When Hitler invaded Russia in 1941 and Russia became England’s ally, Johnson was in great demand as a speaker and was able to say, “I told you so” to his many critics. His position was further boosted by Stalin’s friendly overtures to the Orthodox Church in 1943, when Stalin restored the Moscow Patriarchate. Johnson went to Moscow in May 1945 to celebrate Russia’s victory.

Like Niemöller, he tried to foster good relations between East and West after the war. But unlike Niemöller, Johnson made patently absurd claims about Communism and sided unapologetically every time with Communist regimes. Although Niemöller was sometimes referred to as “Germany’s Red Dean,” the two men had very little in common. In contrast to Niemöller, Johnson’s thought progressed very little in his lifetime and had very little influence on the Cold War strategy of either the Anglican Church or the British Government. From the time of the Russian Revolution until his death in 1966 his loyalty to Moscow never wavered. Ayer’s concludes, “He essentially regarded religious freedom as secondary to the progression toward Communism.”

Jonathan P. Herzog’s essay, “From Sermon to Strategy: Religious Influence on the Formation and Implementation of US Foreign Policy in the Early Cold War,” makes the case most convincingly that religion was central to Cold War strategy, at least for the United States. He begins his excellent essay with the anecdote of the US in 1953 launching 1000’s of balloons bearing Bible verses over the skies of Eastern Europe with the hope that oppressed Eastern Europeans would find some solace from the verses or perhaps even inspire some to rebel against their Communist oppressors. Although two fundamentalist Protestant radio preachers conceived the project, it was the recently inaugurated President Eisenhower who rescued the project from the trashcans of the State Department and gave the project his authorization. Although the balloon project seems small and insignificant, it demonstrates the extent to which the president had come to view the religious struggle between East and West as an integral part of the Cold War. As Herzog argues, with Eisenhower’s imprimatur, “the balloons became less the half-backed notion of two evangelists and more the long arm of US foreign policy.”

Herzog shows how it was religious leaders from various denominations who first interpreted Communism as a type of religion. In the 1930s church leaders from Cardinal Spellman to Billy Graham, “portrayed Communism as a spiritual threat and bemoaned the secularization sapping US society of its sacred vigor.” Communism was an “arch-heresy” that had its own missionaries, theologians, songs, and faith.

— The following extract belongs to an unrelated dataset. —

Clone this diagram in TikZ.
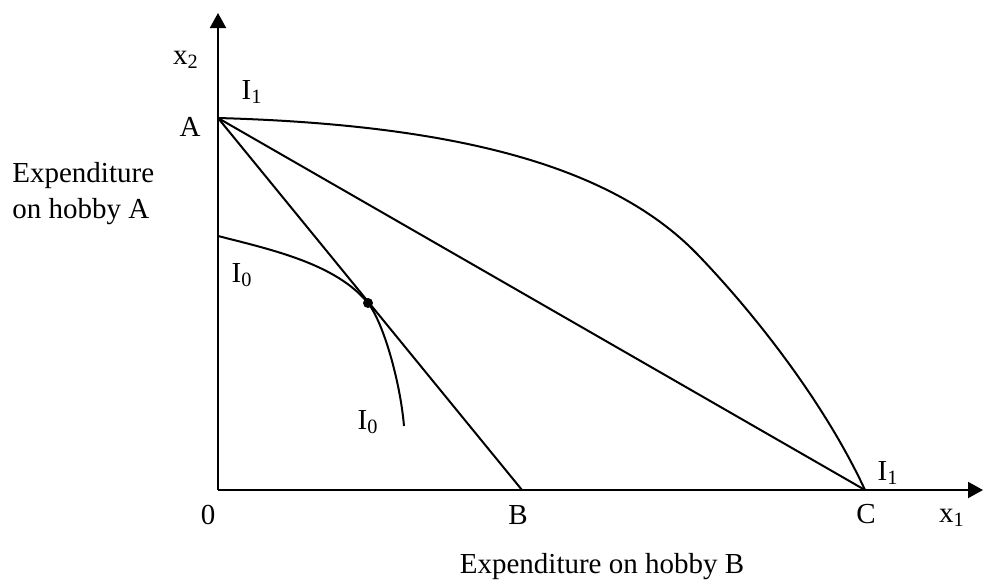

Policy makers such as George Kennan, Paul Nitze and John Foster Dulles as well as presidents Truman and Eisenhower were thoroughly convinced by this reasoning. They picked up on the narrative created by religious leaders and portrayed the Cold War as a war between the Godless and Satanic Communists and the God-fearing and God-loving Americans. Various policies, strategies, and tactics were developed to translate this belief into foreign policy. As early as January 1946 position papers were circulated within the security community that viewed the USSR as a nation with a Messianic goal that held great appeal for people suffering the effects of a devastating war. Nitze in 1950 maintained that the Soviets were “animated by a fanatical faith.” In this “perverted faith” Communist society “becomes God, and submission to the will of God becomes submission to the will of the system.” Truman’s Psychological Strategy Board declared that, “The potentialities of religion as an instrument for combating Communism are universally tremendous.” And Eisenhower campaigned on the belief that, “our battle against Communism is a fight between anti-God and a belief in the almighty?”

Herzog concludes that alongside the military-industrial complex created by Truman and Eisenhower there was a “religious-industrial complex” that consisted of “a fusion of religious ideas, national resources, and state policy.”